[INFORMATION SHOWN]
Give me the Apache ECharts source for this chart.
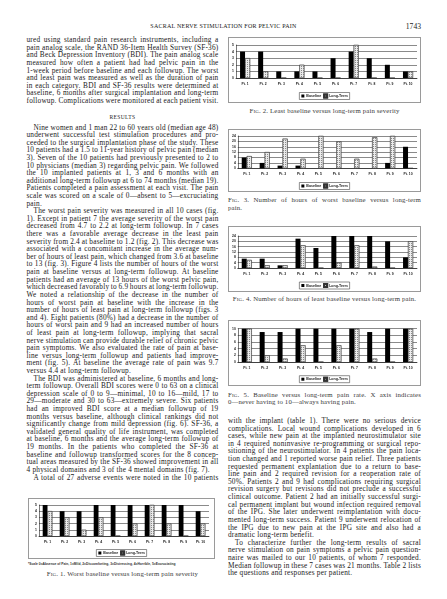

* * *

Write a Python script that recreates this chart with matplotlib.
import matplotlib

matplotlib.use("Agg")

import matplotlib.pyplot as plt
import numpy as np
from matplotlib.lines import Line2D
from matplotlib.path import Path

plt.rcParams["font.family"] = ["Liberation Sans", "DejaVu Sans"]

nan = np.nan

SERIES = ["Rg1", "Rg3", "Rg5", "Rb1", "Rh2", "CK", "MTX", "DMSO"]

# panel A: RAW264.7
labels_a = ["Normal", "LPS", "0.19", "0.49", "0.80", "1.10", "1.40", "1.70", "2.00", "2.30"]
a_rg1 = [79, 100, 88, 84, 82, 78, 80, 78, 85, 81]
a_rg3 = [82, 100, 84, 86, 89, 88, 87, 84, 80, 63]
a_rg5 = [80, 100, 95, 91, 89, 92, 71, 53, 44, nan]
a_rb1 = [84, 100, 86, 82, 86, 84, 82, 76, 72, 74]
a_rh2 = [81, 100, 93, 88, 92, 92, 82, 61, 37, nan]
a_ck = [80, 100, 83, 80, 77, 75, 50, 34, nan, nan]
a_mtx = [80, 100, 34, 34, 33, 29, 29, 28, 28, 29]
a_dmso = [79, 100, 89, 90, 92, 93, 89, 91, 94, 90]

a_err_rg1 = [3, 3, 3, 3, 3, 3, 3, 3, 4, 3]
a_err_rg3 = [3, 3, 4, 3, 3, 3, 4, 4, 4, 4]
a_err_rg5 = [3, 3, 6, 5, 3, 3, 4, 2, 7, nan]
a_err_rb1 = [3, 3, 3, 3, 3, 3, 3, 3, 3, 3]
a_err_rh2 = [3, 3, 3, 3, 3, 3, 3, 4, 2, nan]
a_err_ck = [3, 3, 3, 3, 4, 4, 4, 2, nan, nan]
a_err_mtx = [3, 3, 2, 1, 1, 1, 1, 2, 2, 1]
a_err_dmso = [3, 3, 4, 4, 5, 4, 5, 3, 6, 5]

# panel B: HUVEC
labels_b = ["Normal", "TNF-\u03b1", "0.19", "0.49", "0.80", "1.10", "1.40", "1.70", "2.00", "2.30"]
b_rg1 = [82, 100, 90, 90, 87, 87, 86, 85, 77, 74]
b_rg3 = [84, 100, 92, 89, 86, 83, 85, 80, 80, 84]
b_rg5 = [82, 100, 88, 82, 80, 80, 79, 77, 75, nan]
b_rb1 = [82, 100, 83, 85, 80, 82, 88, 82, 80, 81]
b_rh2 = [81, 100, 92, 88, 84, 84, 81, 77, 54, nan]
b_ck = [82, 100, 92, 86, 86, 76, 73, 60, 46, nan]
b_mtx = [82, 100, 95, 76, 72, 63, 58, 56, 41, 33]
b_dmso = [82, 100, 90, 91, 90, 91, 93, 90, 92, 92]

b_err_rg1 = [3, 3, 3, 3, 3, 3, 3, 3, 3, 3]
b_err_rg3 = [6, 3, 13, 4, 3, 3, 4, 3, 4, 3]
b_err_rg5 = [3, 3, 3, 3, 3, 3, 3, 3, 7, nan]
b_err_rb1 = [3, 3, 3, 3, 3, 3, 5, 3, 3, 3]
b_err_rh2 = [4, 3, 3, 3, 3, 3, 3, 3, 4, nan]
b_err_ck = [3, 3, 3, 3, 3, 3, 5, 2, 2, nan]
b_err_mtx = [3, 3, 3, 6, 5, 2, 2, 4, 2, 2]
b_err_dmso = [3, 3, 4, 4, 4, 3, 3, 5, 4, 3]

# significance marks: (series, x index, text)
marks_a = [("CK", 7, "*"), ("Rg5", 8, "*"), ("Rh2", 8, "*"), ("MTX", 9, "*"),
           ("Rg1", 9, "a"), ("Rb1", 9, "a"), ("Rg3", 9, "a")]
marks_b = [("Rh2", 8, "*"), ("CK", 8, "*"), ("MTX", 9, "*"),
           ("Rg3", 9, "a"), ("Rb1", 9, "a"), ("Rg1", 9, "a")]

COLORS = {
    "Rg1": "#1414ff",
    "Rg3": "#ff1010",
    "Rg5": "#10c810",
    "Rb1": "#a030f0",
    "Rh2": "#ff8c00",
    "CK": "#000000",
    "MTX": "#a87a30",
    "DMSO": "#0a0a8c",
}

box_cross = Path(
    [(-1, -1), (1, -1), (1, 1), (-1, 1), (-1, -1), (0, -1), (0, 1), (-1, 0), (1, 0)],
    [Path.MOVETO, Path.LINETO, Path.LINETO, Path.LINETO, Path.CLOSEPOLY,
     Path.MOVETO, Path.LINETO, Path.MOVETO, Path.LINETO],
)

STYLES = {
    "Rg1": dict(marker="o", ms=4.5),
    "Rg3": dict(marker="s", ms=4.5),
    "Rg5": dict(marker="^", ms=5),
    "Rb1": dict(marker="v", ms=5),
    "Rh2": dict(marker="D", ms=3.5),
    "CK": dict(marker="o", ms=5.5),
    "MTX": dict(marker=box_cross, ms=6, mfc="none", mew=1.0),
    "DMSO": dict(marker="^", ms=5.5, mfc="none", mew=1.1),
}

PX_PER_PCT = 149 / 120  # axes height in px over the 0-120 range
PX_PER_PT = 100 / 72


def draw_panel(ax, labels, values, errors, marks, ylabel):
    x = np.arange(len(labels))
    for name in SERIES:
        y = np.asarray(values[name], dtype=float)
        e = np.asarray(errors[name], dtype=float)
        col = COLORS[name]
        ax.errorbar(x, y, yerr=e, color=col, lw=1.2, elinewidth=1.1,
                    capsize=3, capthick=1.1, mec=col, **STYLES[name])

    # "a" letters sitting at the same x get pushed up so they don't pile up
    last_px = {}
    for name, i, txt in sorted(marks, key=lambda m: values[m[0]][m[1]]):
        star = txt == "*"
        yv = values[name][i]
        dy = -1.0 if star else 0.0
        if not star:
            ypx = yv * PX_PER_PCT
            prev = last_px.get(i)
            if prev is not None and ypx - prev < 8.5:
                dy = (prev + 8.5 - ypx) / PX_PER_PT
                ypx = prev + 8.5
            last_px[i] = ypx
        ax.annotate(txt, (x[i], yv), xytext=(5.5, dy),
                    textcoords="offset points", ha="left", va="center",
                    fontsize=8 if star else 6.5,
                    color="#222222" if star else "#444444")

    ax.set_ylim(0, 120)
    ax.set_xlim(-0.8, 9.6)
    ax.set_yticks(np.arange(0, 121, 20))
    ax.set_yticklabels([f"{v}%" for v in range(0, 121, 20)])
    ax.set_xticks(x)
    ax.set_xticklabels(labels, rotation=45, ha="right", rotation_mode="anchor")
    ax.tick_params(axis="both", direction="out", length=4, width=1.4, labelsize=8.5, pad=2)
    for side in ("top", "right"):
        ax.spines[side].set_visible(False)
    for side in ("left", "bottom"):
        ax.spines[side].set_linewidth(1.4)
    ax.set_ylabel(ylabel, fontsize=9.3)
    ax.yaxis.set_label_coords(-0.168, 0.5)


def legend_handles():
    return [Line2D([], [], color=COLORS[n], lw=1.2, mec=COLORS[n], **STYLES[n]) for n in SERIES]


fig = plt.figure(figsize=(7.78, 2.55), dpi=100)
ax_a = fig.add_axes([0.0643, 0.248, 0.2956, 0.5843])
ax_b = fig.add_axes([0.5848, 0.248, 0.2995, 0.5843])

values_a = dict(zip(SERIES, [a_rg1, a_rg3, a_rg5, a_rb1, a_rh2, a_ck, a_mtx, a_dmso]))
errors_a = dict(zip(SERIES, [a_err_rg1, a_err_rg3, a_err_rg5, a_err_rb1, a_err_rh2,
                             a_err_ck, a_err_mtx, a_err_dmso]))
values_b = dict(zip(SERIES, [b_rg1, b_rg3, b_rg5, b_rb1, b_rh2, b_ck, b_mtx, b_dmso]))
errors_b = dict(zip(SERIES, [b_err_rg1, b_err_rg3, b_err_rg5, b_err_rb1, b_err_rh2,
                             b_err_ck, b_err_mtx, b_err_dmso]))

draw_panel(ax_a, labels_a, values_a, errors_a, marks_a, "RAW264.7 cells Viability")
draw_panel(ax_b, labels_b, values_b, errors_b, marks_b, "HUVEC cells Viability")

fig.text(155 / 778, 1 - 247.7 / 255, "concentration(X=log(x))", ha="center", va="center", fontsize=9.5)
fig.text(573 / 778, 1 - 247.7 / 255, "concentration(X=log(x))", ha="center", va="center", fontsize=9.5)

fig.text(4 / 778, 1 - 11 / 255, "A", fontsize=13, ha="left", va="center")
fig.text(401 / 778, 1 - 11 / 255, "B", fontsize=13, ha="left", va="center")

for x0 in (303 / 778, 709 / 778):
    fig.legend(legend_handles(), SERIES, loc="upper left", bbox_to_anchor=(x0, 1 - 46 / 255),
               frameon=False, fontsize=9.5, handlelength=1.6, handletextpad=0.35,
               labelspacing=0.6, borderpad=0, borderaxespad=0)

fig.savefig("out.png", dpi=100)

--

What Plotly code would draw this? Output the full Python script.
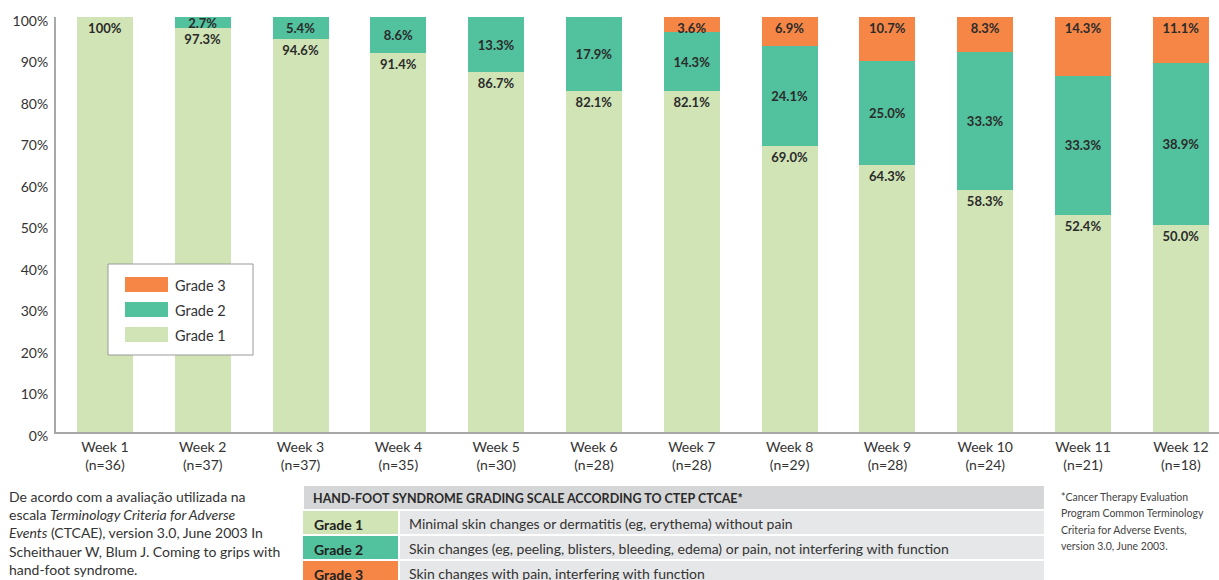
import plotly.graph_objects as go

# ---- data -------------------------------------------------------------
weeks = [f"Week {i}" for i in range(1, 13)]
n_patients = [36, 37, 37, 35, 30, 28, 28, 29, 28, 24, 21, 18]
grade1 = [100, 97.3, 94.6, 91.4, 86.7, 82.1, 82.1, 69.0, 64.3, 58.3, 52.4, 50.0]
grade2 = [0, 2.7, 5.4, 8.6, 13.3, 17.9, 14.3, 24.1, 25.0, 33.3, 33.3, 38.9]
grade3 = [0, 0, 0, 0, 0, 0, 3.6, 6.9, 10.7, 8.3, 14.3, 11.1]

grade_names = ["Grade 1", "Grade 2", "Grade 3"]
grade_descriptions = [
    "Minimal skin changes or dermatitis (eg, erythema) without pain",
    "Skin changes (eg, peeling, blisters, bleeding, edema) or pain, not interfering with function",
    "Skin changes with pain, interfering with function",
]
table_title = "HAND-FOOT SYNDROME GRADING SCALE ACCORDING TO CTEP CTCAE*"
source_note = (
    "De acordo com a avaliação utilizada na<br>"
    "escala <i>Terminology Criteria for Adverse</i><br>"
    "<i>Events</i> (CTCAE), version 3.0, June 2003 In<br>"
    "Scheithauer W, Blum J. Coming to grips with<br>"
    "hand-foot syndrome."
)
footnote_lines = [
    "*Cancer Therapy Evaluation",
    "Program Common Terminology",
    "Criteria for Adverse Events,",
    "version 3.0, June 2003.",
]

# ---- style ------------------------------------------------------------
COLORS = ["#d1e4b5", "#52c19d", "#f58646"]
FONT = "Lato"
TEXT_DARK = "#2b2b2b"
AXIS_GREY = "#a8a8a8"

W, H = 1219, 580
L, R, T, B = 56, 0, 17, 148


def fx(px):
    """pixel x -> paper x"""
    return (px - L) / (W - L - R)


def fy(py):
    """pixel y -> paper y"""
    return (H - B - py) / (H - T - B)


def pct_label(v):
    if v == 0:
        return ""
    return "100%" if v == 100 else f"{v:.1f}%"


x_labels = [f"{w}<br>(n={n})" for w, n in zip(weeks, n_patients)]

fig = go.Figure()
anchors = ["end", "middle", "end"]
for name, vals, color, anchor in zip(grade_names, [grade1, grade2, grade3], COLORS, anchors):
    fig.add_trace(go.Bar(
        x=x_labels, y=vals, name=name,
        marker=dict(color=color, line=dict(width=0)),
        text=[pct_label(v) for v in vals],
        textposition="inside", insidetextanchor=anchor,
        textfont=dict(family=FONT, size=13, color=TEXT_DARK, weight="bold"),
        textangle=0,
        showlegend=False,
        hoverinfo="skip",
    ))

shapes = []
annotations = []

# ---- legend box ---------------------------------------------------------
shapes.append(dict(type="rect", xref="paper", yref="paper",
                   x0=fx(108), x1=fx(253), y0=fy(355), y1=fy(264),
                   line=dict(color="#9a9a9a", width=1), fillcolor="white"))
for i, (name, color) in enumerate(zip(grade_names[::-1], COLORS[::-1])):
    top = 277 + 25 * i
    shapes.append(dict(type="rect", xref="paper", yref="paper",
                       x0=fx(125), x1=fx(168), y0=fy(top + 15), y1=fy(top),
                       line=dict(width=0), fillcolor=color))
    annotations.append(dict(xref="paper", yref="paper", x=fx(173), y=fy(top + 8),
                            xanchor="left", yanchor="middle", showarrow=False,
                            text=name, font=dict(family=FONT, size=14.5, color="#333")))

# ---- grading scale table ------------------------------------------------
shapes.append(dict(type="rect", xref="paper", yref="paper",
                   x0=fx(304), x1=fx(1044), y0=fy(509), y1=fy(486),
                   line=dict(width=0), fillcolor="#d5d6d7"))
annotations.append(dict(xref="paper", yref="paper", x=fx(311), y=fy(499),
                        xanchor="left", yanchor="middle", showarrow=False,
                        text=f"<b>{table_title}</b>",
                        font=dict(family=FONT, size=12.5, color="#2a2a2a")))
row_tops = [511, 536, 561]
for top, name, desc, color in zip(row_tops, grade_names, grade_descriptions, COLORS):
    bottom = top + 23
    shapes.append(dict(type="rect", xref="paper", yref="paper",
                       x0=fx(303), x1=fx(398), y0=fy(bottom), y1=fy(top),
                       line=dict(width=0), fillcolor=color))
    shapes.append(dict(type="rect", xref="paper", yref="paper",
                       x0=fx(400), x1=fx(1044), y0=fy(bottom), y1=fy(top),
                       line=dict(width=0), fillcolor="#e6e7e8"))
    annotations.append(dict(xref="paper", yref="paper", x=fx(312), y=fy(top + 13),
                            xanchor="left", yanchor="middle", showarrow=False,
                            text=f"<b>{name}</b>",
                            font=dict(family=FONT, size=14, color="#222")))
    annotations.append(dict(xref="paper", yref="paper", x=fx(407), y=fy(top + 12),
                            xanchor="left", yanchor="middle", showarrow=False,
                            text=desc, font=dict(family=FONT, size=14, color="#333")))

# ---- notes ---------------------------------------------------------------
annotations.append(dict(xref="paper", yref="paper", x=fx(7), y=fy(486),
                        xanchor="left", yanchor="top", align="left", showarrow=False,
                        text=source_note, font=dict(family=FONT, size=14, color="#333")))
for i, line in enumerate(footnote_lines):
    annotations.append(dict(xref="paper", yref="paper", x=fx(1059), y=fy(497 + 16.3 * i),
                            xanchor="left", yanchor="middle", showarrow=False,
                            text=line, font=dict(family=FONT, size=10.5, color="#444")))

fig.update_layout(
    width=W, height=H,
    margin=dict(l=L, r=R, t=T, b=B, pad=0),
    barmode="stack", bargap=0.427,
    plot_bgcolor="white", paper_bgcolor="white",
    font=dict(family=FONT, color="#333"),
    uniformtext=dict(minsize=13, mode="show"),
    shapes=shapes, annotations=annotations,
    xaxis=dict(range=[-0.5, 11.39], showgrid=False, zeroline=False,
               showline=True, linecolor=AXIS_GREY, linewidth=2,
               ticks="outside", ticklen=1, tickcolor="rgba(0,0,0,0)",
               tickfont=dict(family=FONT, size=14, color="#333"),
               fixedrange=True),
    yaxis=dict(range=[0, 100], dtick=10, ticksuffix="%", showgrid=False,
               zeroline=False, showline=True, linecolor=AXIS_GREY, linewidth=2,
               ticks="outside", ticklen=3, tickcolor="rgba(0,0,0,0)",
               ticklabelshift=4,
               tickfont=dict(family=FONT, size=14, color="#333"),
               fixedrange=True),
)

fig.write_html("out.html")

[REQUIRED WORK]
Reply with only the number of lines in the material above where the string "this" appears.

[IN RESPONSE]
3